Thursday, 23 April 2026

The Grand Waterfalls and Mountains of Glencoe Adventure March 2026 - Part Three: The Long Way Home and the Magnet Marathon

If Day Two was about "The Drift," Day Three was the "Grand Side-Track."

I woke up at the Clachaig Inn after another night of deep, mountain-air-fuelled sleep. One final, hearty Full Scottish breakfast later (the fuel tank was full, even if the wallet was about to take a hit), I pointed Dezzy Bee East. I was supposed to be heading home to Galston, but Glencoe wasn't quite finished with me yet.

Ethereal Sisters and Spellbound Lochs

As I drove through the glen, the morning light hitting the Three Sisters was, quite frankly, divine. It was that ethereal, shimmering Highland light that makes you wonder if you've accidentally driven onto a film set. The Canon M100 was out in a flash. I battled some sun flare, but I didn't care - the experience was more about the eyes than the sensor.

Further on, Loch na h-Achlaise cast its own enchantment. I walked nearly half a mile from where Dezzy Bee was parked to find the perfect vantage point. Looking across the water toward the snow-dusted peaks of Am Monadh Dubh, I felt that familiar breath-taking thrill. It was a "stop and stare" moment that no camera can ever fully do justice to.
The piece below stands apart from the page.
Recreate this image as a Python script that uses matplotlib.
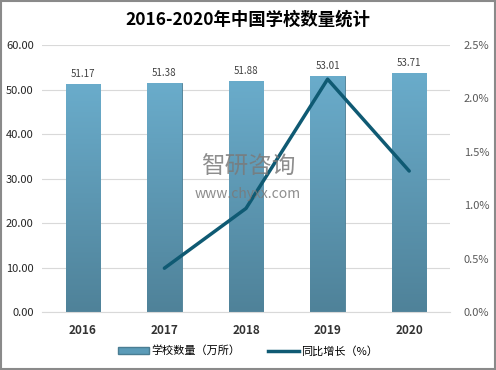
import matplotlib
matplotlib.use("Agg")
import matplotlib.pyplot as plt
import numpy as np
from matplotlib.patches import Rectangle, Patch
from matplotlib.lines import Line2D
from matplotlib.colors import LinearSegmentedColormap

plt.rcParams['font.family'] = ['Noto Sans CJK SC', 'DejaVu Sans']

years = ['2016', '2017', '2018', '2019', '2020']
schools = [51.17, 51.38, 51.88, 53.01, 53.71]
growth_years = ['2017', '2018', '2019', '2020']
growth = [0.41, 0.97, 2.18, 1.32]
left_ticks = [0, 10, 20, 30, 40, 50, 60]
right_ticks = [0, 0.5, 1.0, 1.5, 2.0, 2.5]

fig = plt.figure(figsize=(4.96, 3.70), dpi=100)
fig.patches.append(Rectangle((0.002, 0.003), 0.996, 0.994, transform=fig.transFigure,
                             fill=False, edgecolor='#8a8a8a', linewidth=1.5))
ax = fig.add_axes([42/496, 1-312/370, (450-42)/496, (312-45)/370])
ax2 = ax.twinx()

x = np.arange(len(years))
bars = ax.bar(x, schools, width=0.42, color='#5b9bb8', edgecolor='#4a7d93', linewidth=0.6, zorder=2)
grad = np.linspace(0, 1, 256).reshape(-1, 1)
cmap = LinearSegmentedColormap.from_list('g', ['#4f8299', '#6aaccb'])
for b in bars:
    bx, by = b.get_x(), b.get_y()
    w, h = b.get_width(), b.get_height()
    im = ax.imshow(grad, extent=[bx, bx + w, by, by + h], origin='lower', cmap=cmap,
                   aspect='auto', zorder=2.5)
    im.set_clip_path(b)
    ax.text(bx + w/2, h + 1.2, f'{h:.2f}', ha='center', va='bottom', fontsize=7, color='#404040')

ax.set_xlim(-0.5, len(years) - 0.5)
ax.set_ylim(0, 60)
ax.set_yticks(left_ticks)
ax.set_yticklabels([f'{v:.2f}' for v in left_ticks], fontsize=8, color='#262626')
ax.set_xticks(x)
ax.set_xticklabels(years, fontsize=8.5, fontweight='bold', color='#333333')
ax.grid(axis='y', color='#d9d9d9', linewidth=0.8, zorder=0)
ax.set_axisbelow(True)
ax.tick_params(length=0, pad=6)
ax.tick_params(axis='x', pad=9)
for s in ax.spines.values():
    s.set_visible(False)
ax.spines['bottom'].set_visible(True)
ax.spines['bottom'].set_color('#d9d9d9')

gx = [years.index(y) for y in growth_years]
ax2.plot(gx, growth, color='#0f5a73', linewidth=2.5, zorder=5, solid_capstyle='round')
ax2.set_ylim(0, 2.5)
ax2.set_yticks(right_ticks)
ax2.set_yticklabels([f'{v:.1f}%' for v in right_ticks], fontsize=8, color='#595959')
ax2.tick_params(length=0, pad=10)
for s in ax2.spines.values():
    s.set_visible(False)

fig.text(0.5, 1-20/370, '2016-2020年中国学校数量统计', ha='center', va='center',
         fontsize=12.5, fontweight='bold', color='#000000')

# watermark
fig.text(0.5, 1-167/370, '智研咨询', ha='center', va='center', fontsize=17,
         color='#7a7a7a', alpha=0.85, zorder=10)
fig.text(0.5, 1-194/370, 'www.chyxx.com', ha='center', va='center', fontsize=10,
         color='#7a7a7a', alpha=0.85, zorder=10)

handles = [Patch(facecolor='#5b9bb8', edgecolor='#4a7d93'),
           Line2D([0], [0], color='#0f5a73', linewidth=2.5)]
fig.legend(handles, ['学校数量（万所）', '同比增长（%）'], loc='center',
           bbox_to_anchor=(0.5, 1-351/370), ncol=2, frameon=False, fontsize=8,
           handlelength=2.8, handleheight=0.6, columnspacing=2.5, handletextpad=0.2)

fig.savefig('out.png', dpi=100)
The Killin Diversion: Falls and Fridge Magnets

By the time I hit Crianlarich, I made a command decision: no motorways. I wasn't in a rush, so I swapped the A82 for the scenic route via Callander.
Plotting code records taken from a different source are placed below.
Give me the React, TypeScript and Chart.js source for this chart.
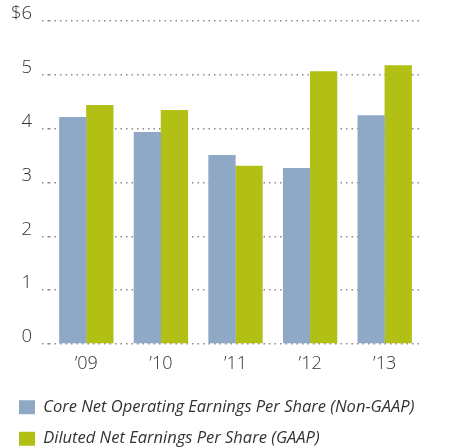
import { useEffect, useRef } from 'react';
import { Chart, registerables } from 'chart.js';

Chart.register(...registerables);

const categories = ['\u201909', '\u201910', '\u201911', '\u201912', '\u201913'];
const coreEPS = [4.22, 3.94, 3.51, 3.27, 4.25];
const dilutedEPS = [4.44, 4.35, 3.31, 5.07, 5.18];
const yTickLabels = ['0', '1', '2', '3', '4', '5', '$6'];
const seriesNames = [
  'Core Net Operating Earnings Per Share (Non-GAAP)',
  'Diluted Net Earnings Per Share (GAAP)',
];

export default function App() {
  const ref = useRef<HTMLCanvasElement | null>(null);

  useEffect(() => {
    document.body.style.margin = '0';
    document.body.style.overflow = 'hidden';
    const canvas = ref.current;
    if (!canvas) return;
    const dotted = [1.5, 4];
    const gridColor = '#8a8a8a';
    const chart = new Chart(canvas, {
      type: 'bar',
      data: {
        labels: categories,
        datasets: [
          { label: seriesNames[0], data: coreEPS, backgroundColor: '#8fa8c6', borderWidth: 0 },
          { label: seriesNames[1], data: dilutedEPS, backgroundColor: '#b2bf15', borderWidth: 0 },
        ],
      },
      options: {
        animation: false,
        responsive: false,
        devicePixelRatio: 1,
        datasets: { bar: { categoryPercentage: 0.725, barPercentage: 1.01 } },
        layout: { padding: { top: 21, left: 4, right: 41, bottom: 0 } },
        plugins: {
          tooltip: { enabled: false },
          legend: {
            position: 'bottom',
            align: 'start',
            labels: {
              boxWidth: 16,
              boxHeight: 14,
              padding: 15,
              color: '#333',
              font: { family: 'Open Sans', size: 16.5, style: 'italic', weight: 400 },
            },
          },
        },
        scales: {
          x: {
            grid: { display: false, drawTicks: false },
            border: { display: false },
            ticks: {
              color: '#333',
              padding: 9,
              font: { family: 'Open Sans', size: 18, weight: 300 },
            },
            afterFit: (scale: any) => {
              scale.height = 40;
            },
          },
          y: {
            min: 0,
            max: 6,
            border: { display: false, dash: dotted },
            grid: {
              color: gridColor,
              lineWidth: 1.5,
              drawTicks: true,
              tickLength: 7,
              tickBorderDash: dotted,
              tickColor: gridColor,
              tickWidth: 1.5,
            },
            ticks: {
              stepSize: 1,
              padding: 10,
              labelOffset: -7,
              color: '#333',
              font: { family: 'Open Sans', size: 18.5, weight: 300 },
              callback: (_v: any, i: number) => yTickLabels[i],
            },
            afterFit: (scale: any) => {
              scale.width = 45;
            },
          },
        },
      },
    });
    return () => chart.destroy();
  }, []);

  return (
    <div style={{ width: 463, height: 448, overflow: 'hidden' }}>
      <canvas ref={ref} width={463} height={457} style={{ display: 'block', width: 463, height: 457 }} />
    </div>
  );
}
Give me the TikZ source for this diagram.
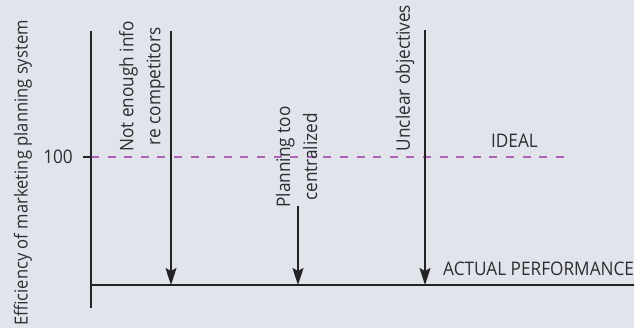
\documentclass[tikz,border=0pt]{standalone}
\usepackage{fontspec}
\setmainfont{Open Sans}[FakeStretch=0.92]
\usetikzlibrary{arrows.meta}
\definecolor{bg}{RGB}{225,228,235}
\definecolor{ink}{RGB}{35,35,38}
\definecolor{txt}{RGB}{45,45,50}
\definecolor{ideal}{RGB}{178,98,182}
\tikzset{
  axisline/.style={draw=ink, line width=1.4pt},
  causearrow/.style={draw=ink, line width=1.4pt, -{Stealth[length=17pt,width=11pt,inset=3pt]}},
  idealline/.style={draw=ideal, line width=1.8pt, dash pattern=on 8pt off 8.6pt},
  lbl/.style={text=txt, font=\fontsize{18.7}{27}\selectfont, inner sep=0pt},
  rlbl/.style={lbl, rotate=90, align=center},
}
\begin{document}
\begin{tikzpicture}[x=1pt,y=1pt]
\fill[bg] (0,0) rectangle (634,328);
\useasboundingbox (0,0) rectangle (634,328);
% coordinates
\coordinate (ytop) at (91,297);
\coordinate (ybot) at (91,20);
\coordinate (xl) at (91,43);
\coordinate (xr) at (634,43);
\coordinate (tick) at (83,171);
\coordinate (i0) at (91,171);
\coordinate (i1) at (564,171);
\coordinate (a1s) at (171,297);
\coordinate (a1e) at (171,43);
\coordinate (a2s) at (298,122);
\coordinate (a2e) at (298,43);
\coordinate (a3s) at (425,298);
\coordinate (a3e) at (425,43);
% ideal line
\draw[idealline] (i0) -- (i1);
% axes
\draw[axisline] (ytop) -- (ybot);
\draw[axisline] (xl) -- (xr);
\draw[axisline] (tick) -- (i0);
% arrows
\draw[causearrow] (a1s) -- (a1e);
\draw[causearrow] (a2s) -- (a2e);
\draw[causearrow] (a3s) -- (a3e);
% labels
\node[rlbl, font=\fontsize{18}{27}\selectfont] (ylab) at (23,155) {Efficiency of marketing planning system};
\node[lbl, anchor=east] (hundred) at (73,171) {100};
\node[rlbl] (lab1) at (142,241.5) {Not enough info\\re competitors};
\node[rlbl] (lab2) at (296.5,171) {Planning too\\centralized};
\node[rlbl] (lab3) at (405,250) {Unclear objectives};
\node[lbl, anchor=base] (idl) at (514.5,180) {IDEAL};
\node[lbl, anchor=base west] (act) at (443,52) {ACTUAL PERFORMANCE};
\end{tikzpicture}
\end{document}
Then came the indicator click. A sign for Killin and the Falls of Dochart appeared, and Dezzy Bee practically turned himself. The falls weren't at full spate, which was a blessing - it meant I could clamber out onto the rocks and sit right in the middle of the rushing water. Another "soul-cleansing" session complete.

I also popped into a cracking little gift shop, Bridge End Mill, for some "tactical" fridge magnet acquisition. My wife Ebony and I have a fridge that is currently struggling under the weight of our Scottish travels; I think we’re nearing the point where the magnets might actually be holding the appliance together.


Callander: The Wallet’s Waterloo

My final stop was Callander, one of my favourite spots. A walk along the River Teith, a friendly coffee, and then... the danger zone. The Callander Woollen Mill.

I’m really not one for labels, but put me in front of James Pringle or P.G. Fields gear and my wallet starts to sweat. Sixty quid later, armed with new shirts and a hoodie, I finally made the push back to East Ayrshire.


Home at Last

Coming back to Galston was bittersweet. The house was quiet with Ebony still down South, but the "mental massage" of Glencoe had done its work. I spent the evening basked in the warm glow of the memories (and the radiator), scrolling through shots of waterfalls, snow-capped peaks, and very satisfied-looking frogs.

Skye can wait. Glencoe gave me exactly what I needed: a reminder that at 60, the adventure is only just getting started.